Everything else went silent as I received my first introduction to that which would trigger my personal revolution. Hip Hop.
The following Monday in school I received my first gift ever from a boy: a mixtape. Dubbed over one of his parent’s old doo-wop tapes, the track list was written on a post-it note in Jason B.’s 7th-grade-boy-looks-like-a-serial-killer’s-handwriting. He handed it off to me in between classes – no cover, no words, just the songs. Three of which were Tribe songs: “I Left My Wallet in El Segundo,” “Can I Kick It?” and “Bonita Applebum.”
***
In 1990, I was 11 years old and had just moved to Yardley, PA, a suburb of Philadelphia. The move not only relocated me from the home I had so far spent all of my life in but also separated me from my brother (reluctantly) and my mother (happily). My parents had been divorced since before I was in kindergarten and we had been living driving distance away, across the river in New Jersey, my brother and I splitting time with both parents. When my mom decided to move to Florida my brother went with her but I elected to move in with my Dad – just a bachelor and his pre-teen daughter kickin’ it in suburbia. This choice would inform so much of my future self.
About the same time I was navigating a new parent, a new home and neighborhood, a new school, A Tribe Called Quest dropped their groundbreaking album, People’s Instinctive Travels and the Paths of Rhythm.

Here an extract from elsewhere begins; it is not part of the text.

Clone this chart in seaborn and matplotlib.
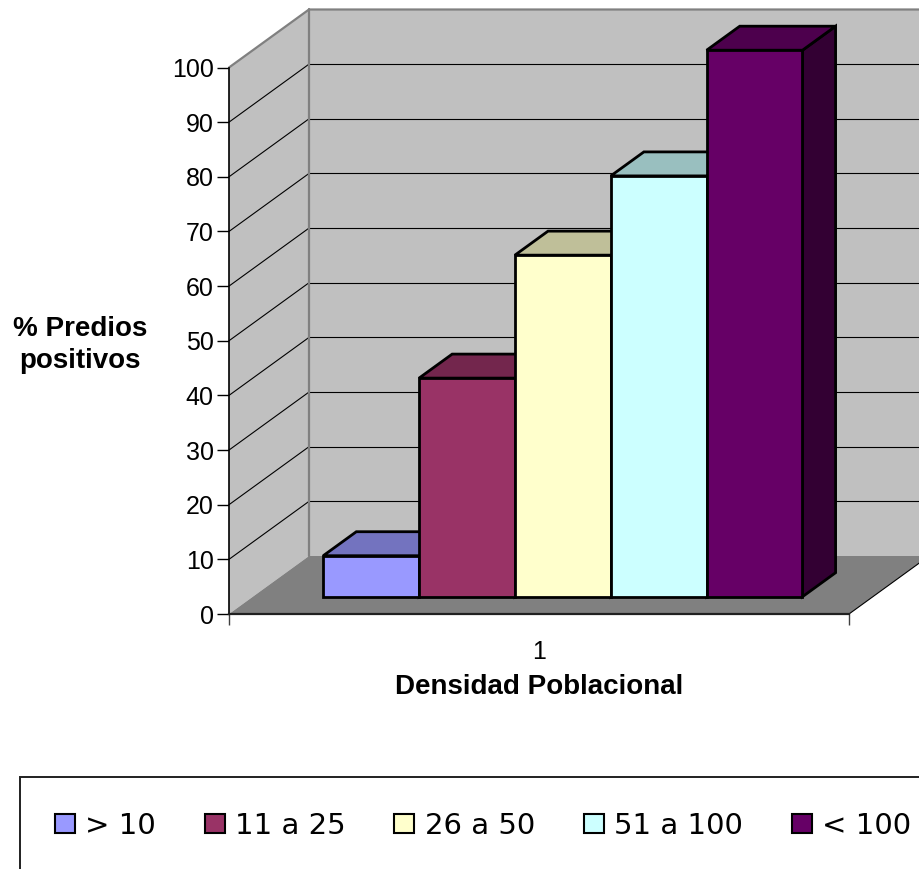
import matplotlib
matplotlib.use("Agg")
import matplotlib.pyplot as plt
from matplotlib.patches import Polygon, Patch
from matplotlib.lines import Line2D
from matplotlib.font_manager import FontProperties
import pandas as pd
import seaborn as sns

# Data
categories = ["> 10", "11 a 25", "26 a 50", "51 a 100", "< 100"]
values = [7.5, 40, 62.5, 77, 100]
colors = ["#9999FF", "#993366", "#FFFFCC", "#CCFFFF", "#660066"]
group = ["1"] * len(categories)
y_ticks = list(range(0, 101, 10))

sns.set_theme(style="ticks")
plt.rcParams["font.family"] = ["Liberation Sans", "DejaVu Sans"]
plt.rcParams.update({"text.color": "black", "axes.labelcolor": "black",
                     "xtick.color": "black", "ytick.color": "black",
                     "xtick.labelcolor": "black", "ytick.labelcolor": "black"})

W, H, DPI = 920, 869, 100
fig = plt.figure(figsize=(W / DPI, H / DPI), dpi=DPI)
fig.patch.set_facecolor("white")
# front plane of the 3D box: value axis on the left edge, floor edge at the bottom
ax = fig.add_axes([229 / W, (H - 614) / H, 620 / W, 546.5 / H])

df = pd.DataFrame({"grupo": group, "rango": categories, "pct": values})
sns.barplot(data=df, x="grupo", y="pct", hue="rango", hue_order=categories,
            palette=colors, saturation=1, width=0.773, edgecolor="black",
            linewidth=2.0, legend=False, ax=ax)
ax.set_xlim(-0.5, 0.5)
ax.set_ylim(0, 100)
ax.patch.set_visible(False)

# depth vector of the box (pixels) converted to data units
def px_to_data(dx_px, dy_px):
    o = ax.transData.transform((0, 0))
    sx = ax.transData.transform((1, 0))[0] - o[0]
    sy = ax.transData.transform((0, 1))[1] - o[1]
    return dx_px / sx, dy_px / sy

DX, DY = px_to_data(80, 58)
F0 = 0.298   # depth where the bar fronts sit
T = 0.414    # bar depth

WALL = "#C0C0C0"
FLOOR = "#808080"
EDGE = "#808080"

x0, x1 = -0.5, 0.5
side_wall = Polygon([(x0, 0), (x0 + DX, DY), (x0 + DX, 100 + DY), (x0, 100)],
                    closed=True, fc=WALL, ec="none", zorder=1, clip_on=False)
back_wall = Polygon([(x0 + DX, DY), (x1 + DX, DY), (x1 + DX, 100 + DY), (x0 + DX, 100 + DY)],
                    closed=True, fc=WALL, ec="none", zorder=1, clip_on=False)
floor = Polygon([(x0, 0), (x1, 0), (x1 + DX, DY), (x0 + DX, DY)],
                closed=True, fc=FLOOR, ec="none", zorder=2, clip_on=False)
for p in (side_wall, back_wall, floor):
    ax.add_patch(p)

# gridlines on the side and back walls
for v in y_ticks[1:-1]:
    ax.add_line(Line2D([x0, x0 + DX], [v, v + DY], color="black", lw=0.8, zorder=3, clip_on=False))
    ax.add_line(Line2D([x0 + DX, x1 + DX], [v + DY, v + DY], color="black", lw=0.8, zorder=3, clip_on=False))

# wall outlines
ax.add_line(Line2D([x0, x0 + DX, x1 + DX], [100, 100 + DY, 100 + DY], color=EDGE, lw=1.6, zorder=3, clip_on=False))
ax.add_line(Line2D([x0 + DX, x0 + DX], [DY, 100 + DY], color=EDGE, lw=1.6, zorder=3, clip_on=False))
ax.add_line(Line2D([x1, x1 + DX], [0, DY], color="black", lw=0.8, zorder=3, clip_on=False))

# extrude the bars into boxes
bars = [p for p in ax.patches if p not in (side_wall, back_wall, floor)]
for i, (bar, col) in enumerate(zip(bars, colors)):
    bx = bar.get_x() + F0 * DX
    bw = bar.get_width()
    bh = bar.get_height()
    by = F0 * DY
    bar.set_x(bx)
    bar.set_y(by)
    bar.set_clip_on(False)
    z = 5 + i * 0.1
    bar.set_zorder(z + 0.05)
    rgb = matplotlib.colors.to_rgb(col)
    top_c = tuple(c * 0.75 for c in rgb)
    side_c = tuple(c * 0.5 for c in rgb)
    xb = bx + bw
    top = Polygon([(bx, by + bh), (xb, by + bh), (xb + T * DX, by + bh + T * DY),
                   (bx + T * DX, by + bh + T * DY)], closed=True, fc=top_c,
                  ec="black", lw=2.0, joinstyle="miter", zorder=z, clip_on=False)
    side = Polygon([(xb, by), (xb + T * DX, by + T * DY), (xb + T * DX, by + bh + T * DY),
                    (xb, by + bh)], closed=True, fc=side_c, ec="black", lw=2.0,
                   joinstyle="miter", zorder=z, clip_on=False)
    ax.add_patch(side)
    ax.add_patch(top)

# axes styling
for s in ("top", "right"):
    ax.spines[s].set_visible(False)
ax.spines["left"].set_color("black")
ax.spines["left"].set_linewidth(1.2)
ax.spines["left"].set_zorder(4)
ax.spines["bottom"].set_color("#202020")
ax.spines["bottom"].set_linewidth(1.6)
ax.spines["bottom"].set_zorder(4)

ax.set_yticks(y_ticks)
ax.tick_params(axis="y", which="major", left=True, length=9, width=1, color="black",
               pad=2, labelsize=18, labelcolor="black", direction="out")
ax.tick_params(axis="x", which="major", length=0, pad=19, labelsize=18, labelcolor="black")
ax.set_xticks([x0, x1], minor=True)
ax.tick_params(axis="x", which="minor", bottom=True, length=8, width=1, color="#404040")

ax.set_xlabel("Densidad Poblacional", fontsize=20, fontweight="bold", color="black")
ax.xaxis.set_label_coords(0.5, (614 - 687) / 546.5)
ax.xaxis.label.set_va("center")
ax.set_ylabel("% Predios\npositivos", rotation=0, fontsize=20, fontweight="bold",
              ha="center", va="center", linespacing=1.3, color="black")
ax.yaxis.set_label_coords((80 - 229) / 620, (614 - 345) / 546.5)

handles = [Patch(facecolor=c, edgecolor="black", linewidth=1.5) for c in colors]
leg = fig.legend(handles, categories, loc="upper left",
                 bbox_to_anchor=(20 / W, 1 - 777 / H), bbox_transform=fig.transFigure,
                 ncol=5, frameon=True, fancybox=False, framealpha=1, edgecolor="#202020",
                 prop=FontProperties(family="DejaVu Sans", size=21),
                 borderpad=1.2, borderaxespad=0, handlelength=0.68, handleheight=0.65,
                 handletextpad=0.35, columnspacing=1.68)
leg.get_frame().set_linewidth(1.4)
for t in leg.get_texts():
    t.set_color("black")

fig.savefig("out.png", dpi=DPI, facecolor="white")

Childhood friends and just a couple of teenagers from Queens, Q-Tip, Phife Dawg, Ali Shaeed Muhammad and Jarobi, were about to embark on a musical journey that would define hip hop for generations to come. It would also help to define me.
“Back in the days when I was a teenager/Before I status and before I had a pager/you could find Alicia listening to hip hop/My pops used to say/it reminded him of be-bop.”

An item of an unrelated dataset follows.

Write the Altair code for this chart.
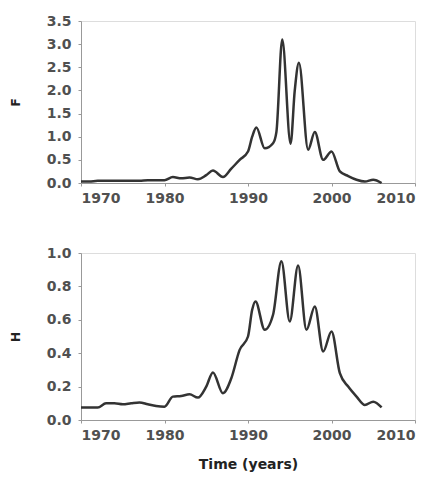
import altair as alt
import pandas as pd

f_years = [1970, 1971, 1972, 1973, 1974, 1975, 1976, 1977, 1978, 1979, 1980,
           1981, 1982, 1983, 1984, 1985, 1985.8, 1987, 1988, 1989, 1990, 1990.5,
           1991, 1992, 1993, 1993.4, 1994.1, 1995.1, 1995.6, 1996.1, 1997.2,
           1998, 1999, 2000, 2001, 2002, 2003, 2004, 2005, 2006]
f_values = [0.03, 0.03, 0.05, 0.05, 0.05, 0.05, 0.05, 0.05, 0.06, 0.06, 0.06,
            0.13, 0.10, 0.12, 0.08, 0.17, 0.27, 0.13, 0.31, 0.50, 0.68, 1.00,
            1.20, 0.75, 0.86, 1.10, 3.10, 0.85, 2.00, 2.60, 0.72,
            1.10, 0.50, 0.68, 0.25, 0.15, 0.07, 0.03, 0.07, 0.00]

h_years = [1970, 1971, 1972, 1973, 1974, 1975, 1976, 1977, 1978, 1979, 1980,
           1981, 1982, 1983, 1984, 1985, 1985.8, 1987, 1988, 1989, 1990, 1990.5,
           1990.9, 1992, 1993, 1994, 1995, 1996, 1997, 1998, 1999, 2000,
           2001, 2002, 2003, 2004, 2005, 2006]
h_values = [0.075, 0.075, 0.075, 0.10, 0.10, 0.094, 0.10, 0.105, 0.094, 0.084, 0.08,
            0.14, 0.144, 0.154, 0.134, 0.20, 0.285, 0.16, 0.25, 0.42, 0.50, 0.66,
            0.71, 0.54, 0.63, 0.95, 0.59, 0.925, 0.54, 0.68, 0.41, 0.53,
            0.28, 0.20, 0.14, 0.09, 0.11, 0.075]

x_ticks = [1970, 1980, 1990, 2000, 2010]
f_ticks = [0.0, 0.5, 1.0, 1.5, 2.0, 2.5, 3.0, 3.5]
h_ticks = [0.0, 0.2, 0.4, 0.6, 0.8, 1.0]

df_f = pd.DataFrame({"year": f_years, "F": f_values})
df_h = pd.DataFrame({"year": h_years, "H": h_values})

FONT = "DejaVu Sans"
line_color = "#333333"


def panel(df, field, ticks, ymax, fmt, height, xtitle):
    xaxis = alt.Axis(values=x_ticks, format="d", title=xtitle, grid=False,
                     labelFont=FONT, labelFontSize=14, labelFontWeight="bold",
                     labelColor="#505050", domainColor="#999999", tickColor="#999999",
                     tickSize=3, labelPadding=5, titleFont=FONT, titleFontSize=14,
                     titleFontWeight="bold", titleColor="#222222", titlePadding=15)
    yaxis = alt.Axis(values=ticks, format=fmt, title=field, grid=False,
                     labelFont=FONT, labelFontSize=14, labelFontWeight="bold",
                     labelColor="#505050", domainColor="#999999", tickColor="#999999",
                     tickSize=3, labelPadding=7, titleFont=FONT, titleFontSize=12,
                     titleFontWeight="bold", titleColor="#222222", titlePadding=24)
    return alt.Chart(df).mark_line(
        color=line_color, strokeWidth=2.5, interpolate="monotone"
    ).encode(
        x=alt.X("year:Q", scale=alt.Scale(domain=[1970, 2010], nice=False), axis=xaxis),
        y=alt.Y(f"{field}:Q", scale=alt.Scale(domain=[0, ymax], nice=False), axis=yaxis),
    ).properties(width=334, height=height)


top = panel(df_f, "F", f_ticks, 3.5, ".1f", 162, None)
bottom = panel(df_h, "H", h_ticks, 1.0, ".1f", 167, "Time (years)")

chart = alt.vconcat(top, bottom, spacing=39).properties(
    padding={"left": 0, "top": 5, "right": 0, "bottom": 0}
).configure_view(stroke=None).configure(background="white")

chart.save("out.html", embed_options={"renderer": "svg", "actions": False})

In the fall of 1991, I was in eighth grade just shy of my 13th birthday, on which I requested, and received, a pink casio boombox with a cassette and CD player and a copy of Low End Theory. Having spent the summer with Jason Ballek’s mixtape growing weary in our living room stereo, I could finally listen in the privacy of my own room with my own private thoughts and my own private feelings.

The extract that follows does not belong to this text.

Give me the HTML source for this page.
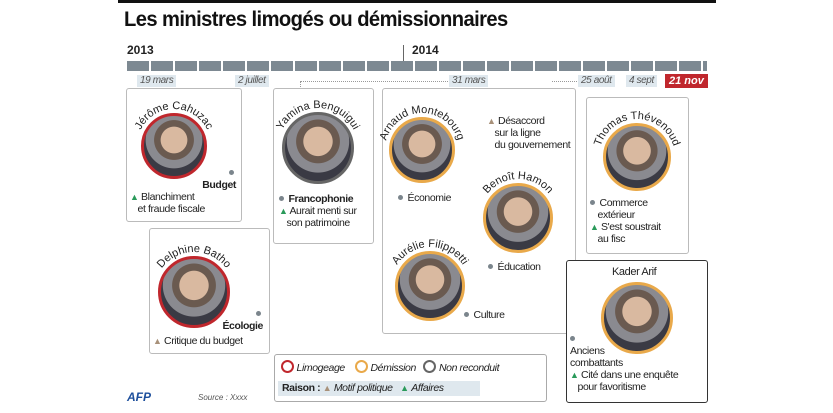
<!DOCTYPE html>
<html><head><meta charset="utf-8"><style>
body{margin:0;width:833px;height:413px;background:#fff;position:relative;overflow:hidden;font-family:"Liberation Sans Narrow","Liberation Sans",sans-serif;color:#222}
.a{position:absolute}
.box{position:absolute;border:1px solid #bbb;border-radius:3px;background:#fff}
.c{position:absolute;border-radius:50%;box-sizing:border-box;background:radial-gradient(circle at 50% 40%,#d9b9a0 0 28%,#6a5a50 29% 42%,#8a8a90 43% 60%,#3a3a44 61%);}
.r{border:3px solid #c0272d}.o{border:3px solid #e9a94a}.g{border:3px solid #666}
.t{font-size:10.5px;line-height:12px;letter-spacing:-0.4px}
.d{position:absolute;font-size:10px;font-style:italic;color:#555;background:#dfe8ee;padding:0 3px;line-height:12px;letter-spacing:-0.4px}
.dot{display:inline-block;width:5px;height:5px;border-radius:50%;background:#7b858c;margin-right:2px;vertical-align:1px}
.tg{color:#2a9a5a;font-size:9px}.tb{color:#a8917a;font-size:9px}
svg text{font-family:"Liberation Sans Narrow","Liberation Sans",sans-serif;font-size:11px;fill:#222}
</style></head><body>
<div class="a" style="left:118px;top:0;width:598px;height:3px;background:#111"></div>
<div class="a" style="left:124px;top:8px;font-size:21px;font-weight:bold;font-family:'Liberation Sans',sans-serif;color:#111;letter-spacing:-0.6px;transform:scaleX(0.96);transform-origin:left">Les ministres limogés ou démissionnaires</div>
<div class="a" style="left:127px;top:43px;font-size:12px;font-weight:bold">2013</div>
<div class="a" style="left:412px;top:43px;font-size:12px;font-weight:bold">2014</div>
<div class="a" style="left:403px;top:45px;width:1px;height:25px;background:#666"></div>
<div class="a" style="left:127px;top:61px;width:580px;height:10px;background:repeating-linear-gradient(90deg,#7d8992 0 22px,#fff 22px 24px)"></div>
<div class="d" style="left:137px;top:75px">19 mars</div>
<div class="d" style="left:235px;top:75px">2 juillet</div>
<div class="d" style="left:449px;top:75px">31 mars</div>
<div class="d" style="left:578px;top:75px">25 août</div>
<div class="d" style="left:626px;top:75px">4 sept</div>
<div class="a" style="left:665px;top:74px;background:#c0272d;color:#fff;font-size:11px;font-weight:bold;font-style:italic;padding:0 4px;line-height:14px">21 nov</div>
<div class="a" style="left:300px;top:81px;width:148px;border-top:1px dotted #999"></div>
<div class="a" style="left:300px;top:81px;height:10px;border-left:1px dotted #999"></div>
<div class="a" style="left:552px;top:81px;width:25px;border-top:1px dotted #999"></div>
<div class="box" style="left:126px;top:88px;width:114px;height:132px"></div>
<div class="box" style="left:149px;top:228px;width:119px;height:124px"></div>
<div class="box" style="left:273px;top:88px;width:99px;height:154px"></div>
<div class="box" style="left:382px;top:88px;width:192px;height:244px"></div>
<div class="box" style="left:586px;top:97px;width:101px;height:155px"></div>
<div class="box" style="left:566px;top:260px;width:140px;height:141px;border:1.5px solid #333"></div>
<div class="c r" style="left:141px;top:113px;width:66px;height:66px"></div>
<div class="c r" style="left:158px;top:256px;width:72px;height:72px"></div>
<div class="c g" style="left:282px;top:112px;width:72px;height:72px"></div>
<div class="c o" style="left:389px;top:117px;width:66px;height:66px"></div>
<div class="c o" style="left:483px;top:183px;width:70px;height:70px"></div>
<div class="c o" style="left:395px;top:251px;width:70px;height:70px"></div>
<div class="c o" style="left:603px;top:123px;width:68px;height:68px"></div>
<div class="c o" style="left:601px;top:282px;width:72px;height:72px"></div>
<svg class="a" style="left:0;top:0" width="833" height="413">
<defs>
<path id="p1" d="M137,146 A37,37 0 0 1 211,146"/>
<path id="p2" d="M154,292 A40,40 0 0 1 234,292"/>
<path id="p3" d="M278,148 A40,40 0 0 1 358,148"/>
<path id="p4" d="M385,150 A37,37 0 0 1 459,150"/>
<path id="p5" d="M479,218 A39,39 0 0 1 557,218"/>
<path id="p6" d="M391,286 A39,39 0 0 1 469,286"/>
<path id="p7" d="M599,157 A38,38 0 0 1 675,157"/>
</defs>
<text><textPath href="#p1" startOffset="50%" text-anchor="middle">Jérôme Cahuzac</textPath></text>
<text><textPath href="#p2" startOffset="50%" text-anchor="middle">Delphine Batho</textPath></text>
<text><textPath href="#p3" startOffset="50%" text-anchor="middle">Yamina Benguigui</textPath></text>
<text><textPath href="#p4" startOffset="50%" text-anchor="middle">Arnaud Montebourg</textPath></text>
<text><textPath href="#p5" startOffset="50%" text-anchor="middle">Benoît Hamon</textPath></text>
<text><textPath href="#p6" startOffset="50%" text-anchor="middle">Aurélie Filippetti</textPath></text>
<text><textPath href="#p7" startOffset="50%" text-anchor="middle">Thomas Thévenoud</textPath></text>
</svg>
<div class="a t" style="left:612px;top:266px;font-size:11px">Kader Arif</div>
<div class="a t" style="left:192px;top:167px;font-weight:bold;text-align:right;width:44px"><span class="dot"></span><br>Budget</div>
<div class="a t" style="left:130px;top:191px"><span class="tg">▲</span> Blanchiment<br>&nbsp;&nbsp;&nbsp;et fraude fiscale</div>
<div class="a t" style="left:212px;top:308px;font-weight:bold;text-align:right;width:51px"><span class="dot"></span><br>Écologie</div>
<div class="a t" style="left:153px;top:335px"><span class="tb">▲</span> Critique du budget</div>
<div class="a t" style="left:279px;top:193px"><span class="dot"></span> <b>Francophonie</b><br><span class="tg">▲</span> Aurait menti sur<br>&nbsp;&nbsp;&nbsp;son patrimoine</div>
<div class="a t" style="left:487px;top:115px"><span class="tb">▲</span> Désaccord<br>&nbsp;&nbsp;&nbsp;sur la ligne<br>&nbsp;&nbsp;&nbsp;du gouvernement</div>
<div class="a t" style="left:398px;top:192px"><span class="dot"></span> Économie</div>
<div class="a t" style="left:488px;top:261px"><span class="dot"></span> Éducation</div>
<div class="a t" style="left:464px;top:309px"><span class="dot"></span> Culture</div>
<div class="a t" style="left:590px;top:197px"><span class="dot"></span> Commerce<br>&nbsp;&nbsp;&nbsp;extérieur<br><span class="tg">▲</span> S'est soustrait<br>&nbsp;&nbsp;&nbsp;au fisc</div>
<div class="a t" style="left:570px;top:333px"><span class="dot"></span><br>Anciens<br>combattants<br><span class="tg">▲</span> Cité dans une enquête<br>&nbsp;&nbsp;&nbsp;pour favoritisme</div>
<div class="box" style="left:274px;top:354px;width:271px;height:46px;border-color:#aaa"></div>
<div class="a t" style="left:281px;top:360px;font-style:italic"><span style="display:inline-block;width:9px;height:9px;border:2px solid #c0272d;border-radius:50%;vertical-align:-2px"></span> Limogeage &nbsp;&nbsp;&nbsp;<span style="display:inline-block;width:9px;height:9px;border:2px solid #e9a94a;border-radius:50%;vertical-align:-2px"></span> Démission &nbsp;&nbsp;<span style="display:inline-block;width:9px;height:9px;border:2px solid #666;border-radius:50%;vertical-align:-2px"></span> Non reconduit</div>
<div class="a t" style="left:278px;top:381px;width:198px;height:15px;line-height:15px;background:#dfe8ee;padding-left:4px"><b>Raison :</b> <span class="tb">▲</span> <i>Motif politique</i> &nbsp;&nbsp;<span class="tg">▲</span> <i>Affaires</i></div>
<div class="a" style="left:127px;top:390px;font-size:12px;font-weight:bold;font-style:italic;color:#1d4f9c">AFP</div>
<div class="a" style="left:198px;top:393px;font-size:8px;font-style:italic;color:#555">Source : Xxxx</div>
</body></html>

Q-Tip was my favorite. The one, although I didn’t really know it at the time, I wanted to date (read: fuck). I wanted to be enveloped in his smooth voice and the safety of his respectful flirtations. But, Phife. Phife Dawg. He was the fire. Assertive. Cocky. And hot on the mic. “Yo, microphone check one-two, what is this? The five-foot assassin with the roughneck business.”
I am not the first person to point out the profound effect of this “Yo.” This verse. THIS SONG. In Michael Rappaport’s 2012 documentary, Beats Rhymes & Life: The Travels of A Tribe Called Quest, Low End Theory is credited by many as the emergence of Phife Dawg. This is one of the reasons why it has always been my favorite Tribe album. This track in particular felt very personal, beginning with the “Yo,” a common phrase in my Philly influenced vocabulary. Phife Dawg was was my reflection of self – the five-foot Alicia. I felt powerful when I sang along with him. He got me. “You see my aura’s positive/I don’t promote no junk/and I’m far from a bully/and I ain’t a punk,” he rapped with a swagger and confidence I was desperate to emulate.
Low End Theory is also full of hits. Timeless tracks embedded with social consciousness, originality and the continued celebration of positive black community first introduced on People’s Travels. There was one song in particular that played an important role in my life at the time.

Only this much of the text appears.